* **PROBLEM TO SOLVE**:
Count the lines in the records below that contain the word "chart", and reply with only that number.

:: RECORD LIST

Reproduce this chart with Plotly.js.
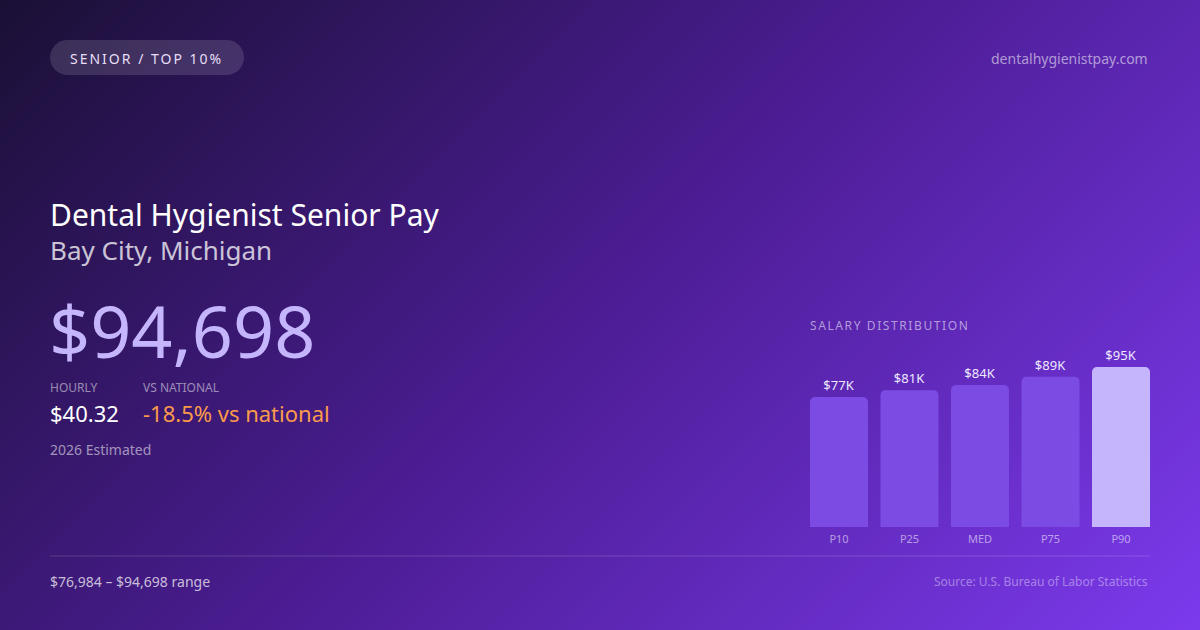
<!DOCTYPE html>
<html>
<head>
<meta charset="utf-8">
<script src="https://cdn.plot.ly/plotly-3.0.1.min.js"></script>
<style>
  html, body { margin: 0; padding: 0; }
  #card {
    width: 1200px;
    height: 630px;
    background: linear-gradient(135deg, #1a1035 0%, #4c1d95 50%, #7c3aed 100%);
  }
</style>
</head>
<body>
<div id="card"></div>
<script>
// salary percentiles (annual, USD)
const categories = ['P10', 'P25', 'MED', 'P75', 'P90'];
const salaries = [76984, 81000, 84000, 89000, 94698];
const barColors = ['#7b4be3', '#7b4be3', '#7b4be3', '#7b4be3', '#c4b5fd'];

const badge = 'SENIOR / TOP 10%';
const site = 'dentalhygienistpay.com';
const title = 'Dental Hygienist Senior Pay';
const place = 'Bay City, Michigan';
const headline = '$94,698';
const hourly = '$40.32';
const vsNational = '-18.5% vs national';
const yearNote = '2026 Estimated';
const source = 'Source: U.S. Bureau of Labor Statistics';

const W = 1200, H = 630;
const px = x => x / W;
const py = y => 1 - y / H;

function fmtK(v) {
  return '$' + Math.round(v / 1000) + 'K';
}
function fmtUsd(v) {
  return '$' + v.toLocaleString('en-US');
}

// rounded pill outline in paper coords
function pill(x0, y0, x1, y1) {
  const r = (y1 - y0) / 2;
  const k = r * 0.5523;
  const pts = [
    'M', px(x0 + r), py(y0),
    'L', px(x1 - r), py(y0),
    'C', px(x1 - r + k), py(y0), px(x1), py(y0 + r - k), px(x1), py(y0 + r),
    'C', px(x1), py(y0 + r + k), px(x1 - r + k), py(y1), px(x1 - r), py(y1),
    'L', px(x0 + r), py(y1),
    'C', px(x0 + r - k), py(y1), px(x0), py(y0 + r + k), px(x0), py(y0 + r),
    'C', px(x0), py(y0 + r - k), px(x0 + r - k), py(y0), px(x0 + r), py(y0),
    'Z'
  ];
  return pts.join(' ');
}

function note(text, x, y, size, color, anchor) {
  anchor = anchor || 'left';
  return {
    text: text,
    xref: 'paper', yref: 'paper',
    x: px(x), y: py(y),
    xanchor: anchor, yanchor: 'middle',
    align: anchor,
    showarrow: false,
    font: {family: 'Noto Sans', size: size, color: color}
  };
}

const trace = {
  type: 'bar',
  x: categories,
  y: salaries,
  text: salaries.map(fmtK),
  textposition: 'outside',
  textfont: {family: 'Noto Sans', size: 13, color: '#ede9fe'},
  cliponaxis: false,
  marker: {color: barColors, cornerradius: 5, line: {width: 0}},
  hoverinfo: 'none'
};

const layout = {
  width: W,
  height: H,
  margin: {l: 0, r: 0, t: 0, b: 0},
  paper_bgcolor: 'rgba(0,0,0,0)',
  plot_bgcolor: 'rgba(0,0,0,0)',
  font: {family: 'Noto Sans', color: '#ffffff'},
  showlegend: false,
  bargap: 0.177,
  xaxis: {
    type: 'category',
    domain: [px(803.75), px(1156.25)],
    showgrid: false,
    zeroline: false,
    showline: false,
    ticks: '',
    ticklabelstandoff: 4,
    tickfont: {family: 'Noto Sans', size: 11, color: 'rgba(255,255,255,0.55)'},
    fixedrange: true
  },
  yaxis: {
    visible: false,
    range: [0, Math.max(...salaries)],
    domain: [py(527), py(367)],
    fixedrange: true
  },
  shapes: [
    {
      type: 'path', xref: 'paper', yref: 'paper',
      path: pill(50, 40, 244, 75),
      fillcolor: 'rgba(255,255,255,0.13)',
      line: {width: 0}
    },
    {
      type: 'line', xref: 'paper', yref: 'paper',
      x0: px(50), x1: px(1150), y0: py(556), y1: py(556),
      line: {color: 'rgba(255,255,255,0.16)', width: 1}
    }
  ],
  annotations: [
    note(badge, 68, 58, 14, '#e6def7'),
    note(site, 1150, 58, 14, 'rgba(255,255,255,0.55)', 'right'),
    note(title, 48, 214, 30, '#ffffff'),
    note(place, 48, 250, 26, 'rgba(255,255,255,0.75)'),
    note(headline, 47, 330, 72, '#c4b5fd'),
    note('HOURLY', 48, 387, 12, 'rgba(255,255,255,0.5)'),
    note('VS NATIONAL', 141, 387, 12, 'rgba(255,255,255,0.5)'),
    note(hourly, 48, 413, 22, '#ffffff'),
    note(vsNational, 141, 413, 22, '#fb9a4b'),
    note(yearNote, 48, 449, 14, 'rgba(255,255,255,0.55)'),
    note('SALARY DISTRIBUTION', 808, 325, 12, 'rgba(255,255,255,0.55)'),
    note(fmtUsd(Math.min(...salaries)) + ' \u2013 ' + fmtUsd(Math.max(...salaries)) + ' range',
         48, 581, 14, 'rgba(255,255,255,0.72)'),
    note(source, 1150, 581, 12, 'rgba(255,255,255,0.4)', 'right')
  ]
};

const spaced = {};
spaced[badge] = '2px';
spaced['SALARY DISTRIBUTION'] = '1.6px';

Plotly.newPlot('card', [trace], layout, {staticPlot: true}).then(gd => {
  gd.querySelectorAll('.annotation-text').forEach(t => {
    if (spaced[t.textContent]) t.style.letterSpacing = spaced[t.textContent];
  });
});
</script>
</body>
</html>
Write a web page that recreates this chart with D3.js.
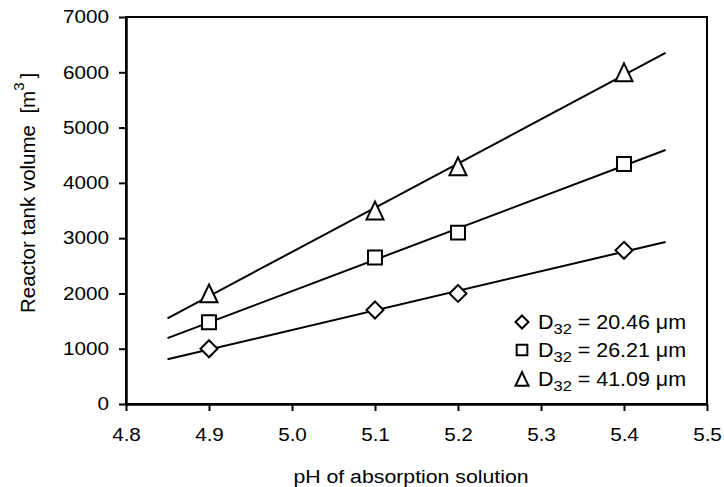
<!DOCTYPE html>
<meta charset="utf-8">

<style>
  body { margin: 0; background: #fff; }
  text { font-family: Arial, "Liberation Sans", sans-serif; fill: #000; }
</style>

<svg class="chart"></svg>

<script src="https://d3js.org/d3.v7.min.js"></script>
<script>

  // values
  var phValues  = [4.9, 5.1, 5.2, 5.4];
  var smallDrop = [1000, 1700, 2000, 2780];
  var midDrop   = [1480, 2650, 3100, 4340];
  var largeDrop = [2000, 3500, 4300, 6000];

  var seriesNames  = ["20.46", "26.21", "41.09"];
  var seriesShapes = ["diamond", "square", "triangle"];

  var xTicks = [4.8, 4.9, 5.0, 5.1, 5.2, 5.3, 5.4, 5.5];
  var yTicks = [0, 1000, 2000, 3000, 4000, 5000, 6000, 7000];
  var fitRange = [4.85, 5.45];

  var width  = 724;
  var height = 487;

  var margin = { top: 17, right: 17, bottom: 83, left: 126 };

  // the original lettering is a little wider than Arial
  var stretch = 1.15;

  var chart = d3.select(".chart")
      .attr("width", width)
      .attr("height", height);

  var x = d3.scaleLinear()
      .domain([4.8, 5.5])
      .range([margin.left, width - margin.right]);

  var y = d3.scaleLinear()
      .domain([0, 7000])
      .range([height - margin.bottom, margin.top]);

  var series = [smallDrop, midDrop, largeDrop].map(function(values, i) {
    return {
      name   : seriesNames[i],
      shape  : seriesShapes[i],
      points : values.map(function(v, j) { return { x: phValues[j], y: v }; })
    };
  });

  // least squares line for each series
  function fit(points) {
    var mx = d3.mean(points, function(p) { return p.x; });
    var my = d3.mean(points, function(p) { return p.y; });
    var sxy = d3.sum(points, function(p) { return (p.x - mx) * (p.y - my); });
    var sxx = d3.sum(points, function(p) { return (p.x - mx) * (p.x - mx); });
    var slope = sxy / sxx;
    return fitRange.map(function(xv) { return { x: xv, y: my + slope * (xv - mx) }; });
  }

  function shapePath(shape, s) {
    if (shape === "diamond") {
      return "M0," + (-s) + "L" + s + ",0L0," + s + "L" + (-s) + ",0Z";
    }
    if (shape === "square") {
      var h = s * 0.82;
      return "M" + (-h) + "," + (-h) + "H" + h + "V" + h + "H" + (-h) + "Z";
    }
    var hh = s * 1.05;
    return "M0," + (-hh) + "L" + s + "," + hh + "L" + (-s) + "," + hh + "Z";
  }

  // frame
  chart.append("rect")
      .attr("x", x(4.8))
      .attr("y", y(7000))
      .attr("width", x(5.5) - x(4.8))
      .attr("height", y(0) - y(7000))
      .attr("fill", "none")
      .attr("stroke", "#000")
      .attr("stroke-width", 2);

  var xAxis = chart.append("g")
      .attr("transform", "translate(0," + y(0) + ")")
      .call(d3.axisBottom(x).tickValues(xTicks).tickFormat(d3.format(".1f")).tickSize(7).tickSizeOuter(0).tickPadding(17));

  var yAxis = chart.append("g")
      .attr("transform", "translate(" + x(4.8) + ",0)")
      .call(d3.axisLeft(y).tickValues(yTicks).tickFormat(d3.format("d")).tickSize(7).tickSizeOuter(0).tickPadding(10));

  [xAxis, yAxis].forEach(function(axis) {
    axis.select(".domain").attr("stroke-width", 2.5);
    axis.selectAll(".tick line").attr("stroke-width", 2);
    axis.selectAll(".tick text")
        .style("font-size", "18px")
        .style("font-family", "Arial, 'Liberation Sans', sans-serif")
        .attr("transform", "scale(" + stretch + ",1)");
  });
  yAxis.selectAll(".tick text").attr("x", -17 / stretch);

  var line = d3.line()
      .x(function(d) { return x(d.x); })
      .y(function(d) { return y(d.y); });

  chart.append("g")
    .selectAll("path")
    .data(series)
    .enter().append("path")
        .attr("d", function(d) { return line(fit(d.points)); })
        .attr("fill", "none")
        .attr("stroke", "#000")
        .attr("stroke-width", 2);

  series.forEach(function(s) {
    chart.append("g")
      .selectAll("path")
      .data(s.points)
      .enter().append("path")
          .attr("transform", function(d) { return "translate(" + x(d.x) + "," + y(d.y) + ")"; })
          .attr("d", shapePath(s.shape, 8.5))
          .attr("fill", "#fff")
          .attr("stroke", "#000")
          .attr("stroke-width", 2);
  });

  // legend
  var legend = chart.append("g");
  var legendBaselines = [329, 357, 386];

  series.forEach(function(s, i) {
    legend.append("path")
        .attr("transform", "translate(522," + (legendBaselines[i] - 7) + ")")
        .attr("d", shapePath(s.shape, 6.5))
        .attr("fill", "#fff")
        .attr("stroke", "#000")
        .attr("stroke-width", 2);

    var t = legend.append("text")
        .attr("transform", "translate(538," + legendBaselines[i] + ") scale(1.1,1)")
        .style("font-size", "19.5px");
    t.append("tspan").text("D");
    t.append("tspan").attr("dy", 5).style("font-size", "15px").text("32");
    t.append("tspan").attr("dy", -5).text(" = " + s.name + " \u03bcm");
  });

  // axis titles
  chart.append("text")
      .attr("transform", "translate(411,483) scale(1.12,1)")
      .attr("text-anchor", "middle")
      .style("font-size", "19px")
      .text("pH of absorption solution");

  var yTitle = chart.append("text")
      .attr("transform", "translate(35,313) rotate(-90)")
      .attr("text-anchor", "start")
      .style("font-size", "20.5px");
  yTitle.append("tspan").text("Reactor tank volume\u00a0\u00a0[m");
  yTitle.append("tspan").attr("dy", -11).style("font-size", "15px").text("3");
  yTitle.append("tspan").attr("dy", 11).text("\u2009]");

</script>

::::

* **FULL ANSWER**:
12